[Short exercise]: All the data should be repeated exactly. Any image in it is left out.

╔══

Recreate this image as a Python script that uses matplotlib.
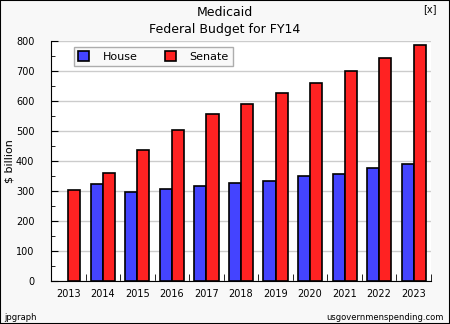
import matplotlib.pyplot as plt
import numpy as np
from matplotlib.ticker import MultipleLocator
from matplotlib.patches import Rectangle

years = ['2013', '2014', '2015', '2016', '2017', '2018', '2019', '2020', '2021', '2022', '2023']
house = [np.nan, 322, 296, 306, 316, 326, 332, 350, 357, 376, 390]
senate = [303, 359, 436, 502, 557, 589, 626, 659, 699, 742, 787]

house_color = '#4444ff'
senate_color = '#ff2222'

fig = plt.figure(figsize=(4.5, 3.24), dpi=100, facecolor='#f8f8f8')
fig.patches.append(Rectangle((0, 0), 1, 1, transform=fig.transFigure,
                             fill=False, edgecolor='black', linewidth=1.5))
ax = fig.add_axes([51/450, 1 - 281/324, 380/450, 240/324])
ax.set_facecolor('white')

x = np.arange(len(years))
w = 0.35
ax.bar(x - w/2, house, width=w, color=house_color, edgecolor='black', linewidth=1.2,
       label='House', zorder=3)
ax.bar(x + w/2, senate, width=w, color=senate_color, edgecolor='black', linewidth=1.2,
       label='Senate', zorder=3)

ax.set_xlim(-0.5, len(years) - 0.5)
ax.set_ylim(0, 800)
ax.set_xticks(x)
ax.set_xticklabels(years, fontsize=7)
ax.set_xticks(x + 0.5, minor=True)
ax.tick_params(axis='x', which='major', length=0, pad=6)
ax.tick_params(axis='x', which='minor', direction='in', length=5)
ax.yaxis.set_major_locator(MultipleLocator(100))
ax.yaxis.set_minor_locator(MultipleLocator(50))
ax.tick_params(axis='y', which='major', direction='in', length=5, labelsize=7, pad=12)
ax.tick_params(axis='y', which='minor', direction='in', length=3)
ax.grid(axis='y', color='#cccccc', linewidth=1, zorder=0)
ax.spines['top'].set_visible(False)
ax.spines['right'].set_visible(False)

leg = ax.legend(loc='upper left', bbox_to_anchor=(0.045, 1.0), ncol=2, fontsize=8,
                frameon=True, fancybox=False, edgecolor='#999999', handlelength=1.0,
                handleheight=1.0, columnspacing=2.5, handletextpad=1.2,
                borderpad=0.4)
leg.get_frame().set_linewidth(1)
leg.get_frame().set_facecolor('#f8f8f8')

fig.text(10/450, 1 - 161/324, '$ billion', ha='center', va='center', fontsize=8, rotation=90)
fig.text(0.5, 1 - 13/324, 'Medicaid', ha='center', va='center', fontsize=9)
fig.text(0.5, 1 - 29/324, 'Federal Budget for FY14', ha='center', va='center', fontsize=9)
fig.text(430/450, 1 - 9/324, '[x]', ha='center', va='center', fontsize=7)
fig.text(4/450, 1 - 317/324, 'jpgraph', ha='left', va='center', fontsize=6)
fig.text(444/450, 1 - 317/324, 'usgovernmenspending.com', ha='right', va='center', fontsize=6)

fig.savefig('out.png', dpi=100, facecolor=fig.get_facecolor())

╚══

[Solution to the problem]:
Recreate this image as a Python script that uses matplotlib.
import matplotlib.pyplot as plt
import numpy as np
from matplotlib.ticker import MultipleLocator
from matplotlib.patches import Rectangle

years = ['2013', '2014', '2015', '2016', '2017', '2018', '2019', '2020', '2021', '2022', '2023']
house = [np.nan, 322, 296, 306, 316, 326, 332, 350, 357, 376, 390]
senate = [303, 359, 436, 502, 557, 589, 626, 659, 699, 742, 787]

house_color = '#4444ff'
senate_color = '#ff2222'

fig = plt.figure(figsize=(4.5, 3.24), dpi=100, facecolor='#f8f8f8')
fig.patches.append(Rectangle((0, 0), 1, 1, transform=fig.transFigure,
                             fill=False, edgecolor='black', linewidth=1.5))
ax = fig.add_axes([51/450, 1 - 281/324, 380/450, 240/324])
ax.set_facecolor('white')

x = np.arange(len(years))
w = 0.35
ax.bar(x - w/2, house, width=w, color=house_color, edgecolor='black', linewidth=1.2,
       label='House', zorder=3)
ax.bar(x + w/2, senate, width=w, color=senate_color, edgecolor='black', linewidth=1.2,
       label='Senate', zorder=3)

ax.set_xlim(-0.5, len(years) - 0.5)
ax.set_ylim(0, 800)
ax.set_xticks(x)
ax.set_xticklabels(years, fontsize=7)
ax.set_xticks(x + 0.5, minor=True)
ax.tick_params(axis='x', which='major', length=0, pad=6)
ax.tick_params(axis='x', which='minor', direction='in', length=5)
ax.yaxis.set_major_locator(MultipleLocator(100))
ax.yaxis.set_minor_locator(MultipleLocator(50))
ax.tick_params(axis='y', which='major', direction='in', length=5, labelsize=7, pad=12)
ax.tick_params(axis='y', which='minor', direction='in', length=3)
ax.grid(axis='y', color='#cccccc', linewidth=1, zorder=0)
ax.spines['top'].set_visible(False)
ax.spines['right'].set_visible(False)

leg = ax.legend(loc='upper left', bbox_to_anchor=(0.045, 1.0), ncol=2, fontsize=8,
                frameon=True, fancybox=False, edgecolor='#999999', handlelength=1.0,
                handleheight=1.0, columnspacing=2.5, handletextpad=1.2,
                borderpad=0.4)
leg.get_frame().set_linewidth(1)
leg.get_frame().set_facecolor('#f8f8f8')

fig.text(10/450, 1 - 161/324, '$ billion', ha='center', va='center', fontsize=8, rotation=90)
fig.text(0.5, 1 - 13/324, 'Medicaid', ha='center', va='center', fontsize=9)
fig.text(0.5, 1 - 29/324, 'Federal Budget for FY14', ha='center', va='center', fontsize=9)
fig.text(430/450, 1 - 9/324, '[x]', ha='center', va='center', fontsize=7)
fig.text(4/450, 1 - 317/324, 'jpgraph', ha='left', va='center', fontsize=6)
fig.text(444/450, 1 - 317/324, 'usgovernmenspending.com', ha='right', va='center', fontsize=6)

fig.savefig('out.png', dpi=100, facecolor=fig.get_facecolor())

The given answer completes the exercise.